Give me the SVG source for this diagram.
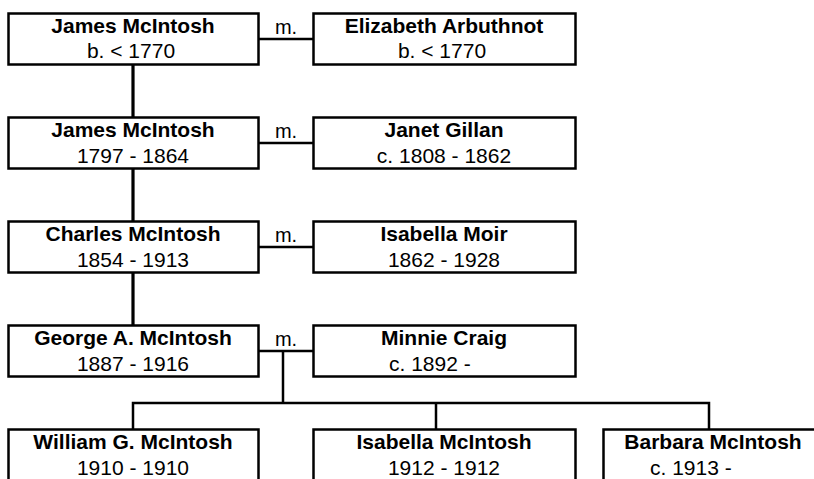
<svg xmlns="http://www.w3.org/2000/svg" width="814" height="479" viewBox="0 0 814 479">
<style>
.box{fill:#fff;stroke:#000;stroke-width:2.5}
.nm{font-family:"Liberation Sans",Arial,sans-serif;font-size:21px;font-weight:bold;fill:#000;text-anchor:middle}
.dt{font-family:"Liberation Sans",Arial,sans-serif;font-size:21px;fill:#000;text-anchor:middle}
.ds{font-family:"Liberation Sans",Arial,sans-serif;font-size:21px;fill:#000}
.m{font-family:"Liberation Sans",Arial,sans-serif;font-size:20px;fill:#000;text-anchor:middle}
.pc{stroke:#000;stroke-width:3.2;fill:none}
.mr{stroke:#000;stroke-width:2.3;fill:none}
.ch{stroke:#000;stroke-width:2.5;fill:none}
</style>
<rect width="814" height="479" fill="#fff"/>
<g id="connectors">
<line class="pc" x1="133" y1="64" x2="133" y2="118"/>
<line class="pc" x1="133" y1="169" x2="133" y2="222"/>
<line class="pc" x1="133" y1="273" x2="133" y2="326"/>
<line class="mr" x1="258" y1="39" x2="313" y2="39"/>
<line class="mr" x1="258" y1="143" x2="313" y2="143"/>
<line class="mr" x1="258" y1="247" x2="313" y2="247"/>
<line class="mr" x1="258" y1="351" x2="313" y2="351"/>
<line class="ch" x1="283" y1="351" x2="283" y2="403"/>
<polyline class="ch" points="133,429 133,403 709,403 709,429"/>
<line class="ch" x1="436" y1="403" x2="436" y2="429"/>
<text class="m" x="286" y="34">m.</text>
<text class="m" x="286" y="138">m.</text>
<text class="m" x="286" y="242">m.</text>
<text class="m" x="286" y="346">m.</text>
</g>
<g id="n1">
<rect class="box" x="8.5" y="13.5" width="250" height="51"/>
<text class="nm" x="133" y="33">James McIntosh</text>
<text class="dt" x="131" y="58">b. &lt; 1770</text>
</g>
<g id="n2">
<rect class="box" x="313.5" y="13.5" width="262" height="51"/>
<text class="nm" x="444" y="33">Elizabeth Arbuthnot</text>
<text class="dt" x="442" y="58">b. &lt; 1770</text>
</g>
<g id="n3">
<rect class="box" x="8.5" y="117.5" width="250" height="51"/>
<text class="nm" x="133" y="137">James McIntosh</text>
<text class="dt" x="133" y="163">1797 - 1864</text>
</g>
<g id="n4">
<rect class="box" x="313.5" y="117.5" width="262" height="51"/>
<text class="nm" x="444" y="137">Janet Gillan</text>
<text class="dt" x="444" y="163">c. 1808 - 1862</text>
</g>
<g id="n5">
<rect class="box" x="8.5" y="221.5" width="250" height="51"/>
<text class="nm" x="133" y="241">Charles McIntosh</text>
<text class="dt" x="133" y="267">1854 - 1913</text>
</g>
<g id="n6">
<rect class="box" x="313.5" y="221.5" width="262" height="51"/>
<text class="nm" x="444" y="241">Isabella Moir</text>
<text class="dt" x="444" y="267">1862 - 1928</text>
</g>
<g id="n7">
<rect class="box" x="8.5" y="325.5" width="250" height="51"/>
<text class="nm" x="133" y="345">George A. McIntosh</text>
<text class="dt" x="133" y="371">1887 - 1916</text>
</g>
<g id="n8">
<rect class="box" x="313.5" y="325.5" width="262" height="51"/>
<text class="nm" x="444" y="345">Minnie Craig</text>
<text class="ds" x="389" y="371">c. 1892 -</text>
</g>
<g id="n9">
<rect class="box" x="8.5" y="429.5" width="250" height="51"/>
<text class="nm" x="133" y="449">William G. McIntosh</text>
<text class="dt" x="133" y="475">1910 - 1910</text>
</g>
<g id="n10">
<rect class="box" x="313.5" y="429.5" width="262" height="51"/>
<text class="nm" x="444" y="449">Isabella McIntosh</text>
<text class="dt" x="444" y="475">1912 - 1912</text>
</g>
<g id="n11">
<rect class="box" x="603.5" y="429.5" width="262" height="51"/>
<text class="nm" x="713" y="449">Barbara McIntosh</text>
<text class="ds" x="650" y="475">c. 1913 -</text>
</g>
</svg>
::::
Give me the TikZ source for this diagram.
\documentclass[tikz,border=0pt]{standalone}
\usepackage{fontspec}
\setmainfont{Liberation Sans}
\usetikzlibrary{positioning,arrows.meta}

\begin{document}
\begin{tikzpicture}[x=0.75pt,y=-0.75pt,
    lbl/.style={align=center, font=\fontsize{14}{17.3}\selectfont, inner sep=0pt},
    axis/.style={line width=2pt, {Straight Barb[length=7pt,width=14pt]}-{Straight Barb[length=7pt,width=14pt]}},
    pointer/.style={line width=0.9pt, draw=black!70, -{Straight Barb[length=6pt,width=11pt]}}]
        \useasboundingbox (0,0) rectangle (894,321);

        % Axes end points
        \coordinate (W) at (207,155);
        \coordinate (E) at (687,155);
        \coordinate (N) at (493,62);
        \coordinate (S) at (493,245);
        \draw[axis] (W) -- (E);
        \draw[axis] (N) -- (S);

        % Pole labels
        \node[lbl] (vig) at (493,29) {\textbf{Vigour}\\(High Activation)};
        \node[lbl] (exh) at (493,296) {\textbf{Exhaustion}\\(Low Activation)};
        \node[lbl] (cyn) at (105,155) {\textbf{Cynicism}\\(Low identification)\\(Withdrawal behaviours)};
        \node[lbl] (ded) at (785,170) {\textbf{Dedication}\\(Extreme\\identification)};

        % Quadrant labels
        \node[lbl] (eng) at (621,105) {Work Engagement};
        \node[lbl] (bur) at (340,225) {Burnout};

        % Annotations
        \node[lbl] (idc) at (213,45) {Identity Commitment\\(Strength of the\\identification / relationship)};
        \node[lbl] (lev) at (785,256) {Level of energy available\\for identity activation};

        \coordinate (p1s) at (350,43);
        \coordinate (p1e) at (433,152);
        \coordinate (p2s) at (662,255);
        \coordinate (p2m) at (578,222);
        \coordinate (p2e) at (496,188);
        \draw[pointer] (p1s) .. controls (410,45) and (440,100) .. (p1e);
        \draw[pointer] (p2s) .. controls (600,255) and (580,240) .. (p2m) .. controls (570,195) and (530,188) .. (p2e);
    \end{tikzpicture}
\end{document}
::::
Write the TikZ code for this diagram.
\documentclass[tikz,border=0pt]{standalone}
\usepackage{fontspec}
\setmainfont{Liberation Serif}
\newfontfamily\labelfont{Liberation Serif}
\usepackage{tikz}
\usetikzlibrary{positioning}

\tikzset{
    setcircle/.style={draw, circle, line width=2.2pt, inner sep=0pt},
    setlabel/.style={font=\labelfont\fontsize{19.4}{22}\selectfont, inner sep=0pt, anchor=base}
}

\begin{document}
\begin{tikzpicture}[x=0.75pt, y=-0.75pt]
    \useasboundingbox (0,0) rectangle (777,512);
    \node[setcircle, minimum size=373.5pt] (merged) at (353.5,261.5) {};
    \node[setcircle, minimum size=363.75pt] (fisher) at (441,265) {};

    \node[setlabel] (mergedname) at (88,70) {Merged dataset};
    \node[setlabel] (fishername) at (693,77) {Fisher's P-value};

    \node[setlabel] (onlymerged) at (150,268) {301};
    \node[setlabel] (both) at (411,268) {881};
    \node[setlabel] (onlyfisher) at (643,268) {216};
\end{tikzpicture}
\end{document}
::::
Pick out the lines that include the word "this" and write them out.

### Response to the exercise:
Give me the SVG source for this diagram.
Give me the TikZ source for this diagram.
Write the TikZ code for this diagram.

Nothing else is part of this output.